Earlier today in Rome, the Holy Father canonised our Lily of the Mohawks saying, "May her example help us to live where we are, loving Jesus without denying who we are,” he said. “Saint Kateri, Protectress of Canada and the first Native American saint, we entrust you to the renewal of the faith in the first nations and in all of North America!”


Sancta Kateri Tekakwitha, ora pro nobis

As reported as well, the Holy Father wore the Papal Fanon an amice like garment only worn by the Pope in a Pontifical Mass.
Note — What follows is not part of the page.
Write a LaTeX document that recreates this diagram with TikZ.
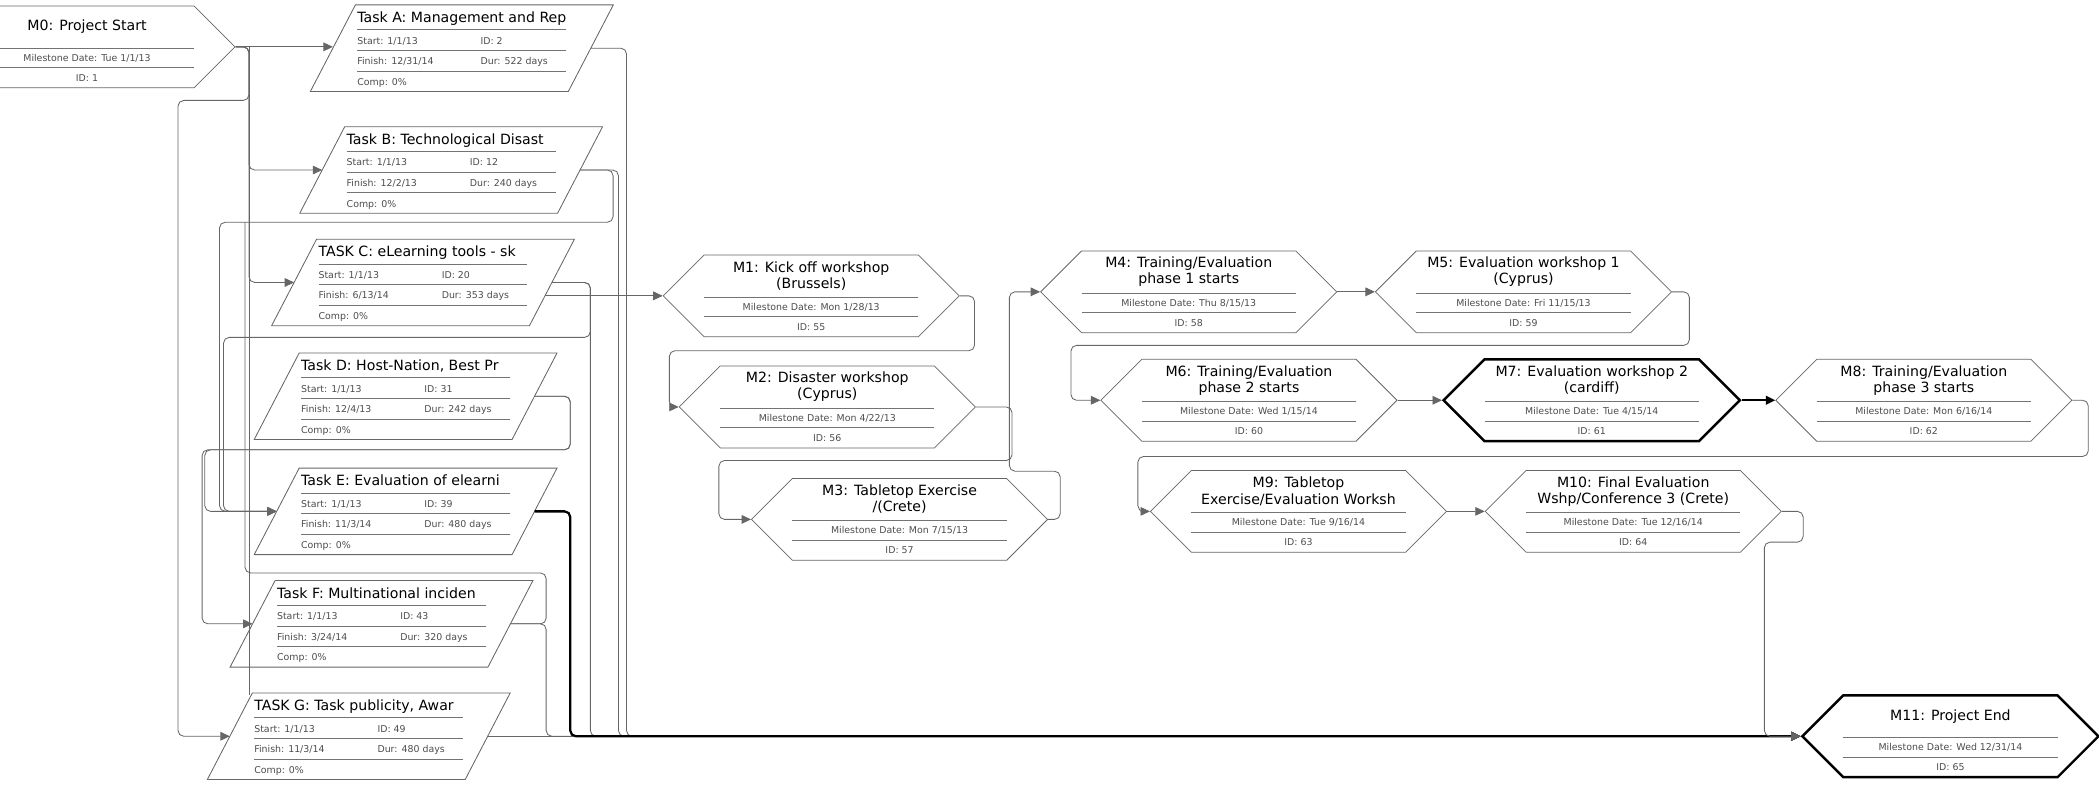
\documentclass[tikz,border=0pt]{standalone}
\usepackage{fontspec}
\setmainfont{DejaVu Sans}
\usepackage{colortbl}
\usetikzlibrary{arrows.meta,positioning,shapes.symbols,calc}
\tikzset{>/.tip={Triangle[length=5pt,width=4.6pt]}}
\arrayrulecolor{black!55}
\def\arraystretch{0.5}
\def\ttl{\fontsize{7.5}{8.6}\selectfont}
\def\fld{\leavevmode\fontsize{5}{6}\selectfont\color{black!70}}
\newcommand\mst[3]{\begin{tabular}{@{}>{\centering\arraybackslash}p{4cm}@{}}
  \parbox[c][0.78cm][c]{4cm}{\centering\ttl #1}\\\hline
  \fld\rule[-0.11cm]{0pt}{0.35cm}Milestone Date: #2\\\hline
  \fld\rule[-0.12cm]{0pt}{0.37cm}ID: #3
  \end{tabular}}
\newcommand\tsk[6]{\begin{tabular}{@{}p{2.3cm}@{}p{1.6cm}@{}}
  \multicolumn{2}{@{}l@{}}{\ttl\rule[-0.13cm]{0pt}{0.45cm}#1}\\\hline
  \fld\rule[-0.11cm]{0pt}{0.37cm}Start: #2 & \fld ID: #3\\\hline
  \fld\rule[-0.11cm]{0pt}{0.37cm}Finish: #4 & \fld Dur: #5\\\hline
  \fld\rule[-0.11cm]{0pt}{0.37cm}Comp: #6 &
  \end{tabular}}
\newcommand\frm[1]{\draw[box] ([xshift=0.42cm]#1.north west) -- ([xshift=0.42cm]#1.north east)
  -- ([xshift=-0.42cm]#1.south east) -- ([xshift=-0.42cm]#1.south west) -- cycle;}

\begin{document}
\begin{tikzpicture}[x=0.025cm,y=-0.025cm,on grid,
    ms/.style={signal,signal to=east and west,signal pointer angle=90,draw=black!60,inner sep=0pt},
    tk/.style={rectangle,inner xsep=0.45cm,inner ysep=0pt,minimum height=1.55cm},
    box/.style={draw=black!60,line width=0.45pt},
    crit/.style={draw=black,line width=1.3pt},
    link/.style={draw=black!60,line width=0.45pt,rounded corners=3pt,->},
    clink/.style={link,draw=black,line width=1.2pt}]
  \useasboundingbox (0,0) rectangle (1568,588);
  % tasks
  \node[tk](ta) at (345,36){\tsk{Task A: Management and Rep}{1/1/13}{2}{12/31/14}{522 days}{0\%}}; \frm{ta}
  \node[tk](tb) at (337,127){\tsk{Task B: Technological Disast}{1/1/13}{12}{12/2/13}{240 days}{0\%}}; \frm{tb}
  \node[tk](tc) at (316,211){\tsk{TASK C: eLearning tools - sk}{1/1/13}{20}{6/13/14}{353 days}{0\%}}; \frm{tc}
  \node[tk](td) at (303,296){\tsk{Task D: Host-Nation, Best Pr}{1/1/13}{31}{12/4/13}{242 days}{0\%}}; \frm{td}
  \node[tk](te) at (303,382){\tsk{Task E: Evaluation of elearni}{1/1/13}{39}{11/3/14}{480 days}{0\%}}; \frm{te}
  \node[tk](tf) at (285,466){\tsk{Task F: Multinational inciden}{1/1/13}{43}{3/24/14}{320 days}{0\%}}; \frm{tf}
  \node[tk](tg) at (268,550){\tsk{TASK G: Task publicity, Awar}{1/1/13}{49}{11/3/14}{480 days}{0\%}}; \frm{tg}
  % milestones
  \node[ms](m0) at (65,35){\mst{M0: Project Start}{Tue 1/1/13}{1}};
  \node[ms](m1) at (606,221){\mst{M1: Kick off workshop\\(Brussels)}{Mon 1/28/13}{55}};
  \node[ms](m2) at (618,304){\mst{M2: Disaster workshop\\(Cyprus)}{Mon 4/22/13}{56}};
  \node[ms](m3) at (672,388){\mst{M3: Tabletop Exercise\\/(Crete)}{Mon 7/15/13}{57}};
  \node[ms](m4) at (888,218){\mst{M4: Training/Evaluation\\phase 1 starts}{Thu 8/15/13}{58}};
  \node[ms](m5)[right=6.25cm of m4]{\mst{M5: Evaluation workshop 1\\(Cyprus)}{Fri 11/15/13}{59}};
  \node[ms](m6) at (933,299){\mst{M6: Training/Evaluation\\phase 2 starts}{Wed 1/15/14}{60}};
  \node[ms,crit](m7)[right=6.4cm of m6]{\mst{M7: Evaluation workshop 2\\(cardiff)}{Tue 4/15/14}{61}};
  \node[ms](m8)[right=6.2cm of m7]{\mst{M8: Training/Evaluation\\phase 3 starts}{Mon 6/16/14}{62}};
  \node[ms](m9) at (970,382){\mst{M9: Tabletop\\Exercise/Evaluation Worksh}{Tue 9/16/14}{63}};
  \node[ms](m10)[right=6.25cm of m9]{\mst{M10: Final Evaluation\\Wshp/Conference 3 (Crete)}{Tue 12/16/14}{64}};
  \node[ms,crit](m11) at (1457,550){\mst{M11: Project End}{Wed 12/31/14}{65}};
  % links on the left
  \coordinate(j1) at (186,35);
  \coordinate(trunkend) at (186,519);
  \coordinate(tfup) at (183,166);
  \draw[link] (m0.east) -- (m0.east -| ta.west);
  \draw[link] (m0.east) -- (j1) |- (tb.west);
  \draw[link] (m0.east) -- (j1) |- (tc.west);
  \draw[link] (m0.east) -- (j1) |- (133,75) |- (tg.west);
  \draw[link,-] (j1) -- (trunkend);
  \draw[link] (tb.east) -| (458,166) -- (164,166) |- (te.west);
  \draw[link] (tc.east) -| (441,252) -- (167,252) |- (te.west);
  \draw[link] (td.east) -| (426,336) -- (153,336) |- (te.west);
  \draw[link] (td.east) -| (426,336) -- (151,336) |- (tf.west);
  \draw[link,-] (tf.east) -| (408,428) -| (tfup);
  % links into M11
  \draw[link] (ta.east) -| (468,550) -- (m11.west);
  \draw[link] (tb.east) -| (462,550) -- (m11.west);
  \draw[link] (tc.east) -| (441,550) -- (m11.west);
  \draw[link] (tf.east) -| (408,550) -- (m11.west);
  \draw[link] (tg.east) -- (m11.west);
  \draw[clink] (te.east) -| (426,550) -- (m11.west);
  \draw[link] ($(tc.east |- m1.west)+(-5,0)$) -- (m1.west);
  % milestone chain
  \draw[link] (m1.east) -| (728,262) -- (500,262) |- (m2.west);
  \draw[link] (m2.east) -| (756,344) -- (537,344) |- (m3.west);
  \draw[link] (m3.east) -| (792,352) -- (754,352) |- (m4.west);
  \draw[link] (m4.east) -- (m5.west);
  \draw[link] (m5.east) -| (1262,258) -- (800,258) |- (m6.west);
  \draw[link] (m6.east) -- (m7.west);
  \draw[clink] (m7.east) -- (m8.west);
  \draw[link] (m8.east) -| (1560,341) -- (850,341) |- (m9.west);
  \draw[link] (m9.east) -- (m10.west);
  \draw[link] (m10.east) -| (1347,405) -| (1318,550) -- (m11.west);
\end{tikzpicture}
\end{document}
And yet, another indication of liturgical restoration,the Old Testament Lesson (First Reading) the Responsory (Psalm) and the Epistle (Second Reading) were proclaimed from the Epistle side of the altar and the Gospel from the Gospel side of the altar. 

After all, the seven Canonised today would have known it that way.




4 comments:

Bear said...

Actually, I was told at Ste. Marie Among the Hurons that the Jesuits actually spoke the Mass to the Natives in their own tongue and versus populo as a way of easing the converts into the faith.

Vox Cantoris said...

Was it a Jesuit that told you such a thing? I expect that if that was the story they were telling it is to justify the current practice of versus populum which has no precedent in the history of the Church and is as far from organic as one can get. There is indication that some of the parts of the Mass were renderederd in Wendat, even the chants were set to Gregorian tones in Quebec in the 17th century; but there is no evidence that I have ever sene that the Mass was done any way other than the norm, ad orientem.

Bear said...

No Jesuits, just the presenters. They explained that the Wendat would travel for more than a day from their village to come to the Mass, and if the Jesuits had stood with their backs to them, speaking a language they did not understand, they would have taken it as an insult and left.

It is not completely implausible, as Missionaries do sokmetimes have to make cultural adjustments for a time until the new converts could be properly instructed. It had been my undrestanding that the passage in V2 allowing the use of vernacular languages in mission settings was a recognition of the practice, rather than an innovation.

Vox Cantoris said...

There is no evidence that they faced the people. The person that said this had an agenda.

As for the vernacular, it was permitted in Ste. Marie in a very limited way by indult and even that possibility is sketchy, other than the Graduale.